→ **TASK MATERIAL**:
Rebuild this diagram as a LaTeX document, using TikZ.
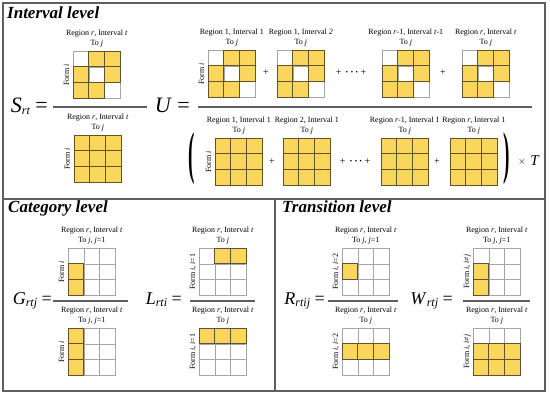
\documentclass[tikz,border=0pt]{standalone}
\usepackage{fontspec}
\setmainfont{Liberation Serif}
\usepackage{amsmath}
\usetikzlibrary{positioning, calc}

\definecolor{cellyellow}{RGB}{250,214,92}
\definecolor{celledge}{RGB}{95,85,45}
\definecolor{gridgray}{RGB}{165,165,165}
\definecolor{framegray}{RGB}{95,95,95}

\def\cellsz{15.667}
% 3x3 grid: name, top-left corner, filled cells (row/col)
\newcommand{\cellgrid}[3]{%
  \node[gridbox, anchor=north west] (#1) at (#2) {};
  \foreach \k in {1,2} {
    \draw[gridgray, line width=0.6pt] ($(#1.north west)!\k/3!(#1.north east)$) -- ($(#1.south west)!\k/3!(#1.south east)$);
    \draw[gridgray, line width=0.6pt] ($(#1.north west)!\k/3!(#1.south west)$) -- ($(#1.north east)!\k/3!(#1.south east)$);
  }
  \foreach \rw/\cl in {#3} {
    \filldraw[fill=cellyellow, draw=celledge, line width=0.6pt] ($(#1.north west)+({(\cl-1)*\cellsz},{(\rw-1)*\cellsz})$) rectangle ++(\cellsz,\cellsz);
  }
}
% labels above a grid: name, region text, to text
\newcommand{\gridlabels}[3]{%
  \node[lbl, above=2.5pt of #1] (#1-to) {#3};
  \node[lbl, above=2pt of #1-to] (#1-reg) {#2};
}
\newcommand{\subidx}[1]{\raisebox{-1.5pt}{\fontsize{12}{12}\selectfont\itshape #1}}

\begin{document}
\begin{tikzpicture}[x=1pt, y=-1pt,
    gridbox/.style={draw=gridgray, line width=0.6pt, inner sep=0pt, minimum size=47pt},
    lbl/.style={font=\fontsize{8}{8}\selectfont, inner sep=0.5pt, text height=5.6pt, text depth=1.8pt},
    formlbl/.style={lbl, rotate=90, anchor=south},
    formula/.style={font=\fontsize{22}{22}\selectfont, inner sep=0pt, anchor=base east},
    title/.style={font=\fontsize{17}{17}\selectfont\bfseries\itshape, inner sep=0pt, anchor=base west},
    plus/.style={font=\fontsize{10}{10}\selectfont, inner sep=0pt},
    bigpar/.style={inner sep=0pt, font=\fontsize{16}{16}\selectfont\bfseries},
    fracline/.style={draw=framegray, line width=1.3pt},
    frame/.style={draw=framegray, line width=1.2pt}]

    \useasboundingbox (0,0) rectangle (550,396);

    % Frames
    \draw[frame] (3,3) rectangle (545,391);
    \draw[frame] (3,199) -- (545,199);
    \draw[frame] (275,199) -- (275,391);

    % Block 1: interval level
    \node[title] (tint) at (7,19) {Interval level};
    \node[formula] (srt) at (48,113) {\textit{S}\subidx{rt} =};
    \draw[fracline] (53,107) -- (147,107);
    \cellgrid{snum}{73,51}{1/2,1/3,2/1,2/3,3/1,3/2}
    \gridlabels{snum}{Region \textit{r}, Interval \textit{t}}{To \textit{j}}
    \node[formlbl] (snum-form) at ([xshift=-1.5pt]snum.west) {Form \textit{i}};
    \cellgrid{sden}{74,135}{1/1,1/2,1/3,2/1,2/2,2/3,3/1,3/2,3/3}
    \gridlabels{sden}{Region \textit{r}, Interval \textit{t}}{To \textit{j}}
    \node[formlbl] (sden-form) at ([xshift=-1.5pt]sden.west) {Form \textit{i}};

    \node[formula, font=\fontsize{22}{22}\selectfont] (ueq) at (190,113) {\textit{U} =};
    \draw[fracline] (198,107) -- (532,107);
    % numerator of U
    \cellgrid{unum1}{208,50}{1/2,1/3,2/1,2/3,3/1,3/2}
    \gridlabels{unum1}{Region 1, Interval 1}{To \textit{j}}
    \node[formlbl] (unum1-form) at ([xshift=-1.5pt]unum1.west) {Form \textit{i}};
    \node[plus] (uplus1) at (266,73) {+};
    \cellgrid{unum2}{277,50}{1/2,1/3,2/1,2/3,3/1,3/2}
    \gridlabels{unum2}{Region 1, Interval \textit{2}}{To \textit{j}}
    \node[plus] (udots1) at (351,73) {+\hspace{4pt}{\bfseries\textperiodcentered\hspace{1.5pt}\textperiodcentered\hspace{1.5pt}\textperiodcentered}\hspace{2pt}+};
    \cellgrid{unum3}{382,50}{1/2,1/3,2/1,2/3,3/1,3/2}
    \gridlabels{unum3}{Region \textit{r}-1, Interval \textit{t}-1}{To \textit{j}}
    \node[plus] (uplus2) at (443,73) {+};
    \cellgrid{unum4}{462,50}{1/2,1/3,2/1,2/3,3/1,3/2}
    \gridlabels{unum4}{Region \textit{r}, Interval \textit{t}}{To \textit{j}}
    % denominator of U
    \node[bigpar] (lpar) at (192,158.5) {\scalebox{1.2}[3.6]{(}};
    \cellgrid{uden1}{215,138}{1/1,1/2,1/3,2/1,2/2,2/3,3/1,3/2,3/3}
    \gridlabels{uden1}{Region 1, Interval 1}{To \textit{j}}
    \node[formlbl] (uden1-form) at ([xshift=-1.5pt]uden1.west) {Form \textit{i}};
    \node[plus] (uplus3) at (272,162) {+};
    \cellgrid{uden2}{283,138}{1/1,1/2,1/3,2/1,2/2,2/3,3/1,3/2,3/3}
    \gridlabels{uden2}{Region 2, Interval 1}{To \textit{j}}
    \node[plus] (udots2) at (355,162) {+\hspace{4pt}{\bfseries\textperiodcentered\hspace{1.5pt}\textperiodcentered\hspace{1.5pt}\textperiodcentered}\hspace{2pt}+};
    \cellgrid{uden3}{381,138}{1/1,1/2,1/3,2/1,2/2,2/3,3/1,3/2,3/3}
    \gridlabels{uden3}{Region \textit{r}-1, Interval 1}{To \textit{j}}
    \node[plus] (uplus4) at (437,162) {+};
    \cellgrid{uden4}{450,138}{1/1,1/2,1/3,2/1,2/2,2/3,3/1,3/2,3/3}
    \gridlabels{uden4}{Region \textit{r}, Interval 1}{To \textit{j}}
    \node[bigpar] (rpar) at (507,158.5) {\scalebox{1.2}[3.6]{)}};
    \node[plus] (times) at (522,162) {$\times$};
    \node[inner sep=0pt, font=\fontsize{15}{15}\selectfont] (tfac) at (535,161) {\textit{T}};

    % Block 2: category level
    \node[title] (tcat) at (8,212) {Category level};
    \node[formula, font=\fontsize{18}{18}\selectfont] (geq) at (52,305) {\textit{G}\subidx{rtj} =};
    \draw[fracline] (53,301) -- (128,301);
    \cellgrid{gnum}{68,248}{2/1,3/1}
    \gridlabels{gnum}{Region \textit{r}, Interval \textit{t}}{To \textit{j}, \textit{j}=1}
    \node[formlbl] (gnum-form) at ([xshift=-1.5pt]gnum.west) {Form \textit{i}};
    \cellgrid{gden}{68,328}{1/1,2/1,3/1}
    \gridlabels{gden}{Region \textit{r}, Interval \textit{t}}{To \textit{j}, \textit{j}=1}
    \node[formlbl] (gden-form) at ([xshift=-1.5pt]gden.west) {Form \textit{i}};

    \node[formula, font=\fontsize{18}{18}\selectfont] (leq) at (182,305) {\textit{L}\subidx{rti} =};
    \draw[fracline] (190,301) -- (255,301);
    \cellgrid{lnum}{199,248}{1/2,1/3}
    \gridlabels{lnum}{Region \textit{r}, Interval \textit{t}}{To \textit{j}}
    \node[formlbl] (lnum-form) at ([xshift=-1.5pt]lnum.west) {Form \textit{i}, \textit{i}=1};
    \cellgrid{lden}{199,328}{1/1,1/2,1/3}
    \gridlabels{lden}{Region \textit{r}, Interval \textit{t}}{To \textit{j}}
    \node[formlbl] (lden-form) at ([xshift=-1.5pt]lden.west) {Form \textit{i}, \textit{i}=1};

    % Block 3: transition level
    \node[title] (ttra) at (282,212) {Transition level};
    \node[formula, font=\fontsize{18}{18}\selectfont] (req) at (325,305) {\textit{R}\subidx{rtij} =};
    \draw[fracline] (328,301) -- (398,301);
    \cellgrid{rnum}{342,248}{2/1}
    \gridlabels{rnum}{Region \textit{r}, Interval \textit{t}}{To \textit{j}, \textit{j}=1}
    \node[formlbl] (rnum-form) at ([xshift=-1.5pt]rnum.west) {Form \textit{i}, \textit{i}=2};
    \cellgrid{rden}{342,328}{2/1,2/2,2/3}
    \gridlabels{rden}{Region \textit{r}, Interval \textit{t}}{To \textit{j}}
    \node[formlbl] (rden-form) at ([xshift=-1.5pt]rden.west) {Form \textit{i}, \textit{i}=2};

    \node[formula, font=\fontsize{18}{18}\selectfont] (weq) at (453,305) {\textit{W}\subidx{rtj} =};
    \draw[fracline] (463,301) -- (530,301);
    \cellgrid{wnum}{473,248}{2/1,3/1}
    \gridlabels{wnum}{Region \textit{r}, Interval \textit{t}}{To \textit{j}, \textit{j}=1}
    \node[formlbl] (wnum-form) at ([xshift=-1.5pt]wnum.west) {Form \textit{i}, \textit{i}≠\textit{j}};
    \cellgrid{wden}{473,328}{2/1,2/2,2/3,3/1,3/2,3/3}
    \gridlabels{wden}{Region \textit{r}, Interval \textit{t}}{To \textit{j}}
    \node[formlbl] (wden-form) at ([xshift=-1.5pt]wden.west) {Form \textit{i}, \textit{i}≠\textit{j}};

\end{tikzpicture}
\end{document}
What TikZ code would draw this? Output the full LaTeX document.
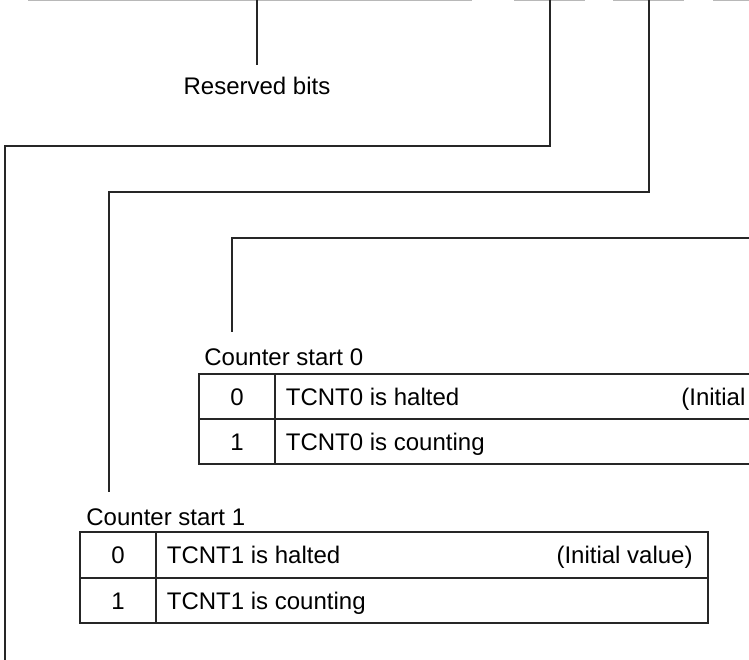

→ **YOUR INSTRUCTIONS**: List every line above that contains the word "this".

→ **ANSWER BELOW**:
Rebuild this diagram as a LaTeX document, using TikZ.
What TikZ code would draw this? Output the full LaTeX document.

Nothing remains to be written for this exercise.